**DIRECTIONS:** Copy the data precisely, character for character, and leave out every picture.
┄┄┄┄┄┄
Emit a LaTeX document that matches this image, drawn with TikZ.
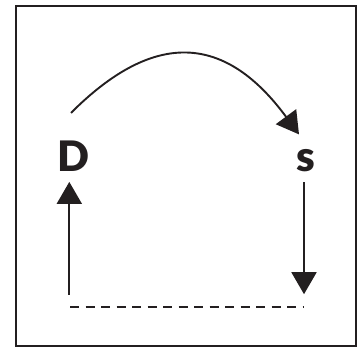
\documentclass[tikz,border=0pt]{standalone}
\usepackage{fontspec}
\setmainfont{Lato}[BoldFont={Lato Black}]
\usepackage{tikz}
\usetikzlibrary{arrows.meta, positioning}
\definecolor{ink}{HTML}{231F20}
\tikzset{x=1pt, y=-1pt, >={Triangle[width=25pt, length=22pt]},
every node/.style={inner sep=0pt, text=ink, font=\fontsize{42}{42}\selectfont\bfseries},
frame/.style={draw=ink, line width=2pt},
flow/.style={->, draw=ink, line width=1.9pt},
gap/.style={draw=ink, line width=2pt, dash pattern=on 9pt off 6.5pt},
}

\begin{document}
\begin{tikzpicture}
            \useasboundingbox (0,0) rectangle (361,346);
            \draw[frame] (16,6) rectangle (356,345.5);

            \node[anchor=base](D) at (73.5,171.7) {D};
            \node[anchor=base](s) at (305.5,171.7) {s};
            \coordinate (gl) at (69.3,306.7);
            \coordinate (gr) at (304,306.7);

            \draw[flow] ([xshift=-2.5pt, yshift=28pt]D.north) .. controls +(78,-78) and +(-78,-106) .. ([xshift=-6.5pt, yshift=15pt]s.north);
            \draw[flow] ([yshift=12pt]gl) -- ([yshift=-10pt]D.south -| gl);
            \draw[flow] ([yshift=-10pt]s.south -| gr) -- ([yshift=12.5pt]gr);
            \draw[gap] (gl) ++(0.7,0) -- ([xshift=-1.3pt]gr);
        \end{tikzpicture}
\end{document}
┄┄┄┄┄┄
**COMPLETED EXERCISE:**
Emit a LaTeX document that matches this image, drawn with TikZ.
\documentclass[tikz,border=0pt]{standalone}
\usepackage{fontspec}
\setmainfont{Lato}[BoldFont={Lato Black}]
\usepackage{tikz}
\usetikzlibrary{arrows.meta, positioning}
\definecolor{ink}{HTML}{231F20}
\tikzset{x=1pt, y=-1pt, >={Triangle[width=25pt, length=22pt]},
every node/.style={inner sep=0pt, text=ink, font=\fontsize{42}{42}\selectfont\bfseries},
frame/.style={draw=ink, line width=2pt},
flow/.style={->, draw=ink, line width=1.9pt},
gap/.style={draw=ink, line width=2pt, dash pattern=on 9pt off 6.5pt},
}

\begin{document}
\begin{tikzpicture}
            \useasboundingbox (0,0) rectangle (361,346);
            \draw[frame] (16,6) rectangle (356,345.5);

            \node[anchor=base](D) at (73.5,171.7) {D};
            \node[anchor=base](s) at (305.5,171.7) {s};
            \coordinate (gl) at (69.3,306.7);
            \coordinate (gr) at (304,306.7);

            \draw[flow] ([xshift=-2.5pt, yshift=28pt]D.north) .. controls +(78,-78) and +(-78,-106) .. ([xshift=-6.5pt, yshift=15pt]s.north);
            \draw[flow] ([yshift=12pt]gl) -- ([yshift=-10pt]D.south -| gl);
            \draw[flow] ([yshift=-10pt]s.south -| gr) -- ([yshift=12.5pt]gr);
            \draw[gap] (gl) ++(0.7,0) -- ([xshift=-1.3pt]gr);
        \end{tikzpicture}
\end{document}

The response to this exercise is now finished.